Featured Acquisition: Margo Hoff

Margo Hoff (1910-2008)

October Hill / Red, c. 1978

Oil and canvas collage on canvas
58 x 42 inches
Signed lower right

Provenance:
Estate of the Artist

Margo Hoff was born into a large family in Tulsa in 1912. As a child she spent many hours playing out­side, finding patterns in nature, a practice she pursued throughout her life, rendering them as bright, textural paintings. Hoff graduated from Tulsa University in 1931. Three years later she moved to Chicago, enrolling in the National Academy of Art and later at the School of the Art Institute of Chicago. In 1939 she spent a few months in Europe traveling and looking at art, and during her lifetime she traveled and worked in over twenty-five countries, including Brazil, Ethiopia, and Lebanon.

Hoff’s early paintings often featured a stylized figure in a flat, patterned, and sometimes skewed space, evok­ing a sense of mystery or a dreamlike quality. She included images of children, holidays, animals, and seashores, still emphasizing design and geometry. With the protagonist usually absorbed in an activity, the viewer is left to construct a narrative to accompany the scene. Hoff’s content is largely autobiographical, con­stantly changing with her environs and activities.

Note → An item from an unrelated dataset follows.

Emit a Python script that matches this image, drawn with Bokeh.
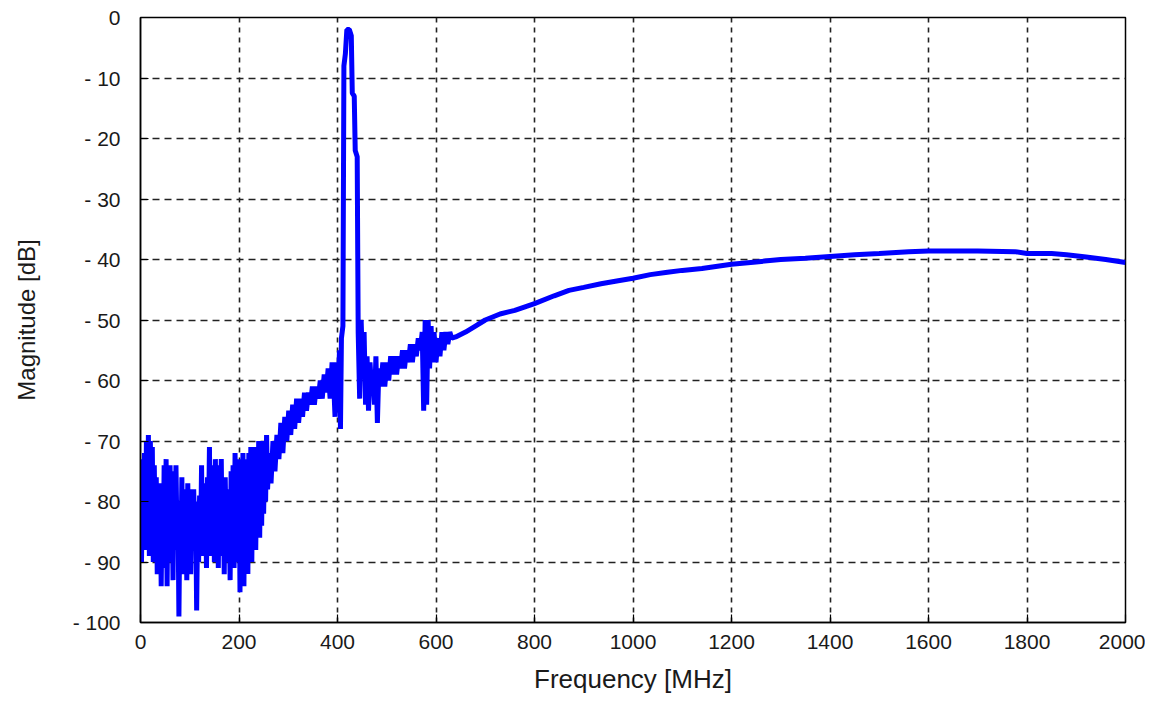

The human figure remained an important component in her work until two pivotal moments encouraged an interest in abstraction: watching Sputnik I fly over the Earth (1957) and viewing an object through an electron microscope. Hoff became increasingly aware of the space surrounding the figures, rather than just the figures themselves. The human form eventually disappeared from her work, leaving abstract shapes of color in kaleidoscopic arrangements.

After moving to New York in the 1960s, Hoff began making collages of painted paper. In 1970 Hoff switched from paper to canvas collages, using vibrant colors to conjure up such sensations as the experience of a crowd, the rhythm of jazz, or the wail of night sirens. She also created lithographs, sculpture, stained-glass windows, wood block prints, and book illustrations. In addition she painted murals and designed tapestries and rugs, as well as stage sets and costumes.

Hoff showed in exhibitions at Art Institute Chicago (1945, 1946, 1950, and 1953), winning several prizes. In addition to her long-standing association with Fairweather-Hardin Gallery, which began in 1955 with her first one-person exhibition in Chicago, Hoff’s work was frequently shown in New York, including Hadler-Rodriguez Galleries, Saidenberg Gallery, Babcock Gallery, Betty Parsons Gallery, and Banter Gallery; and in Paris at Wildenstein Gallery. Her work can be found in the collections of major museums including The Metropolitan Museum of Art and the Whitney Museum of American Art, New York; Corcoran Gallery of Art and the National Museum of American Art, Washington, DC; Victoria and Albert Museum, London; and Art Institute of Chicago.